STATED EXERCISE:
Write out all the lines again, precisely as they stand, but without the images.

SOURCE DATA:
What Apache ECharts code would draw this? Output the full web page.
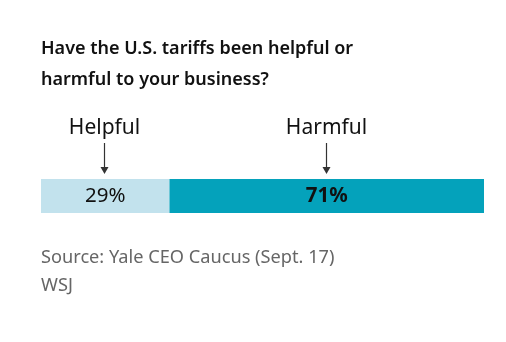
<!DOCTYPE html>
<html>
<head>
<meta charset="utf-8">
<script src="https://cdn.jsdelivr.net/npm/echarts@6/dist/echarts.min.js"></script>
<style>
  html, body { margin: 0; padding: 0; background: #fff; }
  #chart { width: 506px; height: 342px; }
</style>
</head>
<body>
<div id="chart"></div>
<script>
// Survey answers and their shares (percent)
const answers = ['Helpful', 'Harmful'];
const shares = [29, 71];
const colors = ['#c2e2ed', '#04a2bb'];
const labelWeights = ['normal', 'bold'];

const titleText = 'Have the U.S. tariffs been helpful or\nharmful to your business?';
const sourceText = 'Source: Yale CEO Caucus (Sept. 17)\nWSJ';
const FONT = '"Noto Sans", "Open Sans", sans-serif';

const chart = echarts.init(document.getElementById('chart'), null, { renderer: 'canvas' });

const series = answers.map((name, i) => ({
  name: name,
  type: 'bar',
  stack: 'total',
  barWidth: 34,
  data: [shares[i]],
  itemStyle: { color: colors[i] },
  label: {
    show: true,
    position: 'inside',
    formatter: '{c}%',
    color: '#111',
    fontFamily: FONT,
    fontSize: 20.5,
    fontWeight: labelWeights[i]
  },
  emphasis: { disabled: true },
  silent: true
}));

chart.setOption({
  animation: false,
  backgroundColor: '#fff',
  title: [
    {
      text: titleText,
      left: 41, top: 33, padding: 0,
      textStyle: { fontFamily: FONT, fontSize: 18, fontWeight: 600, color: '#111', lineHeight: 31 }
    },
    {
      text: sourceText,
      left: 41, top: 244, padding: 0,
      textStyle: { fontFamily: FONT, fontSize: 18.2, fontWeight: 'normal', color: '#666', lineHeight: 28 }
    }
  ],
  grid: { left: 41, right: 22, top: 179, height: 34, containLabel: false },
  xAxis: { type: 'value', min: 0, max: 100, show: false },
  yAxis: { type: 'category', data: ['share'], show: false },
  series: series
});

// Category names with arrows pointing down at the centre of each segment
function drawPointers() {
  const elements = [];
  let start = 0;
  answers.forEach((name, i) => {
    const mid = start + shares[i] / 2;
    start += shares[i];
    const p = chart.convertToPixel({ gridIndex: 0 }, [mid, 'share']);
    const x = Math.round(p[0]) - 0.5;
    elements.push({
      type: 'text',
      x: x, y: 128,
      style: {
        text: name, fill: '#111', font: '21px ' + FONT,
        align: 'center', verticalAlign: 'middle'
      },
      silent: true
    });
    elements.push({
      type: 'line',
      shape: { x1: x, y1: 143, x2: x, y2: 168 },
      style: { stroke: '#333', lineWidth: 1.2 },
      silent: true
    });
    elements.push({
      type: 'polygon',
      shape: { points: [[x - 4, 167], [x + 4, 167], [x, 174]] },
      style: { fill: '#333' },
      silent: true
    });
  });
  chart.setOption({ graphic: elements });
}
drawPointers();
</script>
</body>
</html>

TASK SOLUTION:
What Apache ECharts code would draw this? Output the full web page.
<!DOCTYPE html>
<html>
<head>
<meta charset="utf-8">
<script src="https://cdn.jsdelivr.net/npm/echarts@6/dist/echarts.min.js"></script>
<style>
  html, body { margin: 0; padding: 0; background: #fff; }
  #chart { width: 506px; height: 342px; }
</style>
</head>
<body>
<div id="chart"></div>
<script>
// Survey answers and their shares (percent)
const answers = ['Helpful', 'Harmful'];
const shares = [29, 71];
const colors = ['#c2e2ed', '#04a2bb'];
const labelWeights = ['normal', 'bold'];

const titleText = 'Have the U.S. tariffs been helpful or\nharmful to your business?';
const sourceText = 'Source: Yale CEO Caucus (Sept. 17)\nWSJ';
const FONT = '"Noto Sans", "Open Sans", sans-serif';

const chart = echarts.init(document.getElementById('chart'), null, { renderer: 'canvas' });

const series = answers.map((name, i) => ({
  name: name,
  type: 'bar',
  stack: 'total',
  barWidth: 34,
  data: [shares[i]],
  itemStyle: { color: colors[i] },
  label: {
    show: true,
    position: 'inside',
    formatter: '{c}%',
    color: '#111',
    fontFamily: FONT,
    fontSize: 20.5,
    fontWeight: labelWeights[i]
  },
  emphasis: { disabled: true },
  silent: true
}));

chart.setOption({
  animation: false,
  backgroundColor: '#fff',
  title: [
    {
      text: titleText,
      left: 41, top: 33, padding: 0,
      textStyle: { fontFamily: FONT, fontSize: 18, fontWeight: 600, color: '#111', lineHeight: 31 }
    },
    {
      text: sourceText,
      left: 41, top: 244, padding: 0,
      textStyle: { fontFamily: FONT, fontSize: 18.2, fontWeight: 'normal', color: '#666', lineHeight: 28 }
    }
  ],
  grid: { left: 41, right: 22, top: 179, height: 34, containLabel: false },
  xAxis: { type: 'value', min: 0, max: 100, show: false },
  yAxis: { type: 'category', data: ['share'], show: false },
  series: series
});

// Category names with arrows pointing down at the centre of each segment
function drawPointers() {
  const elements = [];
  let start = 0;
  answers.forEach((name, i) => {
    const mid = start + shares[i] / 2;
    start += shares[i];
    const p = chart.convertToPixel({ gridIndex: 0 }, [mid, 'share']);
    const x = Math.round(p[0]) - 0.5;
    elements.push({
      type: 'text',
      x: x, y: 128,
      style: {
        text: name, fill: '#111', font: '21px ' + FONT,
        align: 'center', verticalAlign: 'middle'
      },
      silent: true
    });
    elements.push({
      type: 'line',
      shape: { x1: x, y1: 143, x2: x, y2: 168 },
      style: { stroke: '#333', lineWidth: 1.2 },
      silent: true
    });
    elements.push({
      type: 'polygon',
      shape: { points: [[x - 4, 167], [x + 4, 167], [x, 174]] },
      style: { fill: '#333' },
      silent: true
    });
  });
  chart.setOption({ graphic: elements });
}
drawPointers();
</script>
</body>
</html>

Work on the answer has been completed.